Lilacs, whether they bloom in April or May, are icons of spring. Elliot used them in The Waste Land (“April is the cruelest month, breeding Lilacs out of the dead land…”), Shakespeare doesn’t mention the lilac but they had just been imported to Europe at the end of the 16th century. In that way that olfactory memories can be so emphatic (the olfactory bulb is part of the limbic system with easy access to the amygdala which plays a role in emotional memories as countless newspaper articles report). I do not smell a lilac without remembering a hedgerow of them, now plowed under in Princeton University’s relentless march to build, between Baker Rink (which must be too solid to tear down) and the tennis courts (gone like the lilacs) where I’d go in the spring just to inhale lilac perfume.

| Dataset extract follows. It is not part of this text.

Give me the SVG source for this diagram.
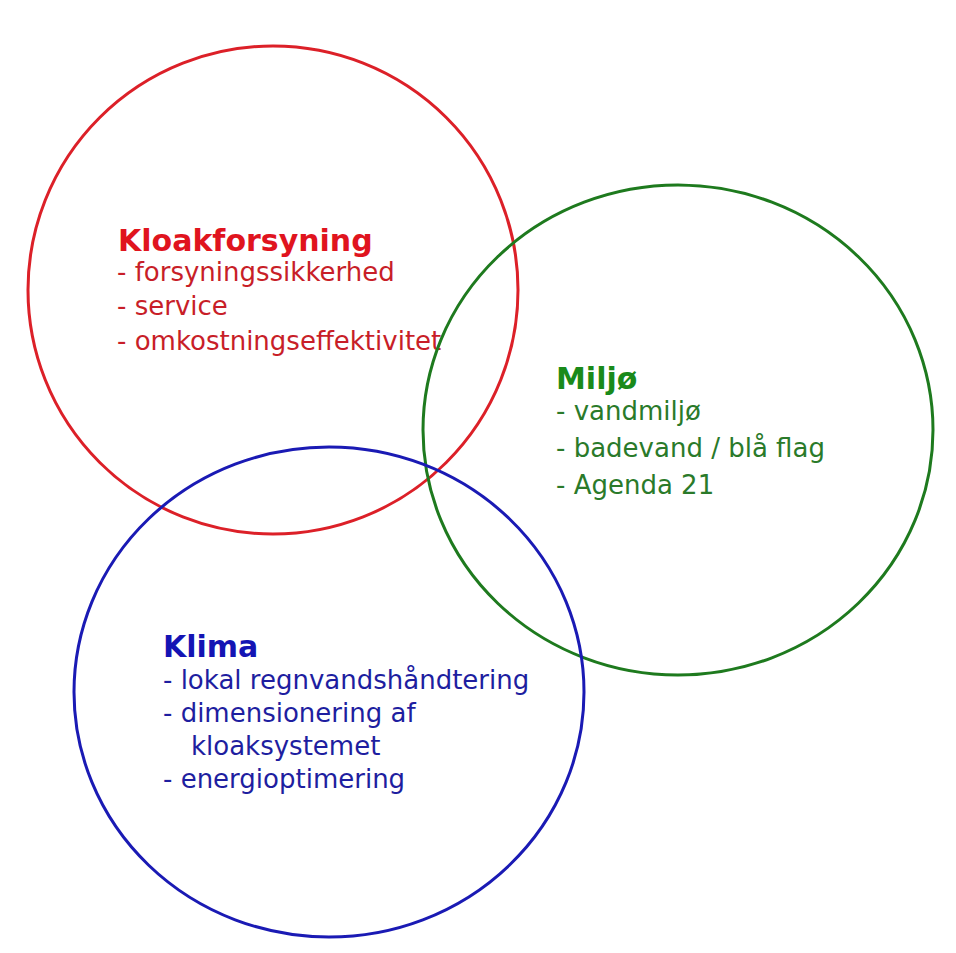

Of Walden’s three spring harbingers, the other two — the drooping arc in the Western night sky of Venus and the warbling song of a Hermit thrush — don’t come close to embodying the nostalgia of the lilac. Whitman may have taken license with the blooming date of lilacs, and maybe he wasn’t a birder. The thrush winters over along the Eastern seaboard as far north as Rhode Island so hearing a thrush does not signal spring to me. Maybe that’s why Whitman leads with the lilac. No matter the seasonal veracity, the first few lines of his poem are enough to connect my April budding lilacs to Lincoln’s assassination for an annual memorial. And I’ll try to report to the correct date on which my lilacs bloom to the citizen science project.

 

2 comments
  1. David said:

    Susan,

    This is lovely. Do you know the Hindemith composition of the same name? “When Lilacs Last in the Dooryard Bloom’d: A Requiem for those we love”

  2. One regret I have about living in the South is the dearth of lilacs. It’s simply too hot here for them to thrive. Remember the dense lilac bushes up Cleveland Lane at the Johnson’s house, that bordered Lilac Lane? Mother and I used to walk up at night and snip an armful of blooms. She always said, “There are so many. No one will miss these.”